A tensão no Médio Oriente é uma das grandes fontes de oscilações no valor do barril e as economias que dependem da exportação da matéria-prima, embora não o assumam, vivem momentos de exultação económica sempre que uma nova crise emerge do caldeirão do Golfo Pérsico e, com esta iniciativa iraquiana, o leque de possibilidades para crises diminui substancialmente.
Os analistas, para já, admitem que os dois países querem e facto chegar a um entendimento que permita afastar os grandes obstáculos mas só com o decorrer dos trabalhos, que estão a ser acompanhados, além dos já citados, por elementos do Conselho de Segurança da ONU, da Liga Árabe, do G20 e do Conselho de Cooperação do Golfo, será possível perceber o que será o futuro nesta região estratégica para a economia mundial.

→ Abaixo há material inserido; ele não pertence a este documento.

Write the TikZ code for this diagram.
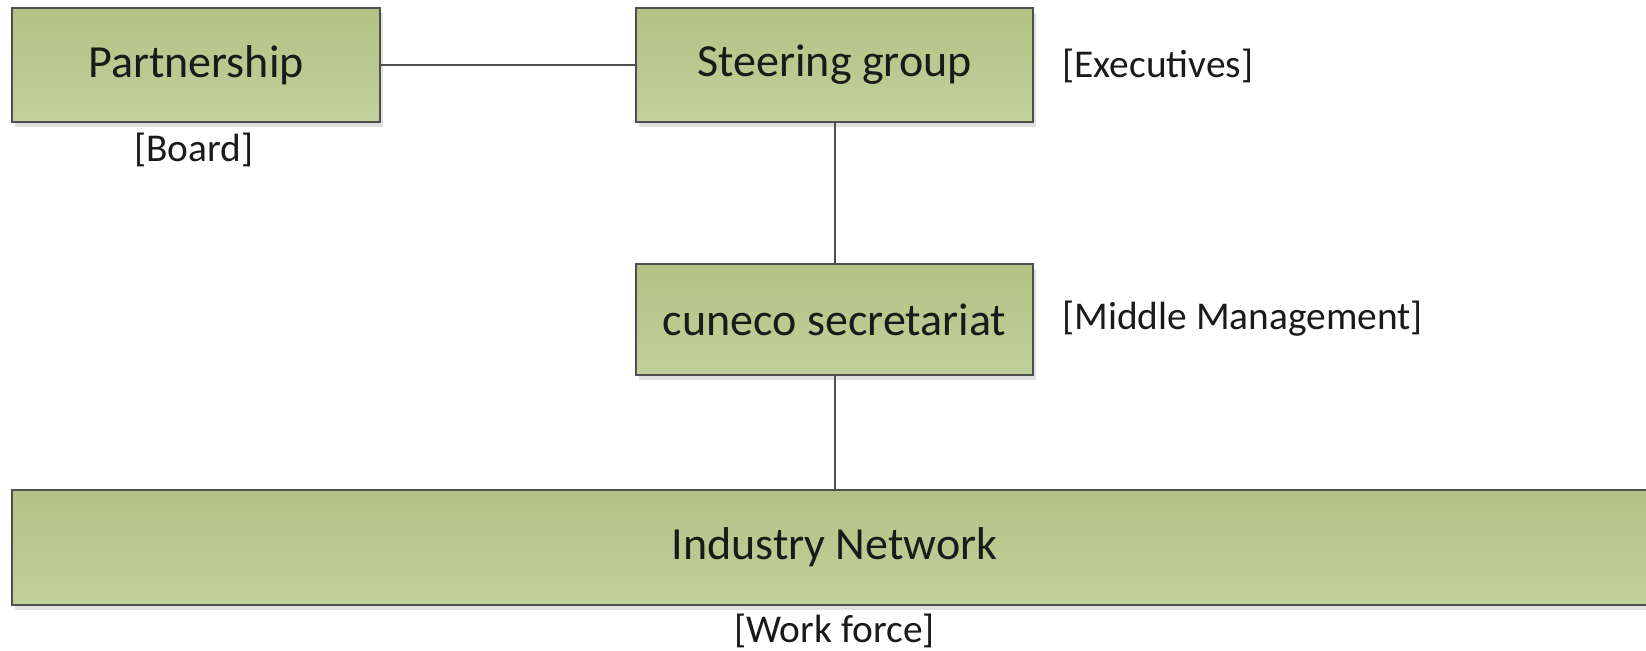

Este encontro histórico das duas grandes famílias do Islão no Médio Oriente é fruto dos esforços diplomáticos do primeiro-ministro iraquiano, Mustafa Al-Kadhimi, que visa ainda arrefecer a crise no Líbano, essencialmente económica, mas igualmente com razões políticas por detrás, ou o problema do acesso à água na vasta região, que, a prazo, tende a ganhar maior dimensão como foco potencial de conflitos regionais - como, de resto, já o é no conjunto dos problemas que envolvem Israel.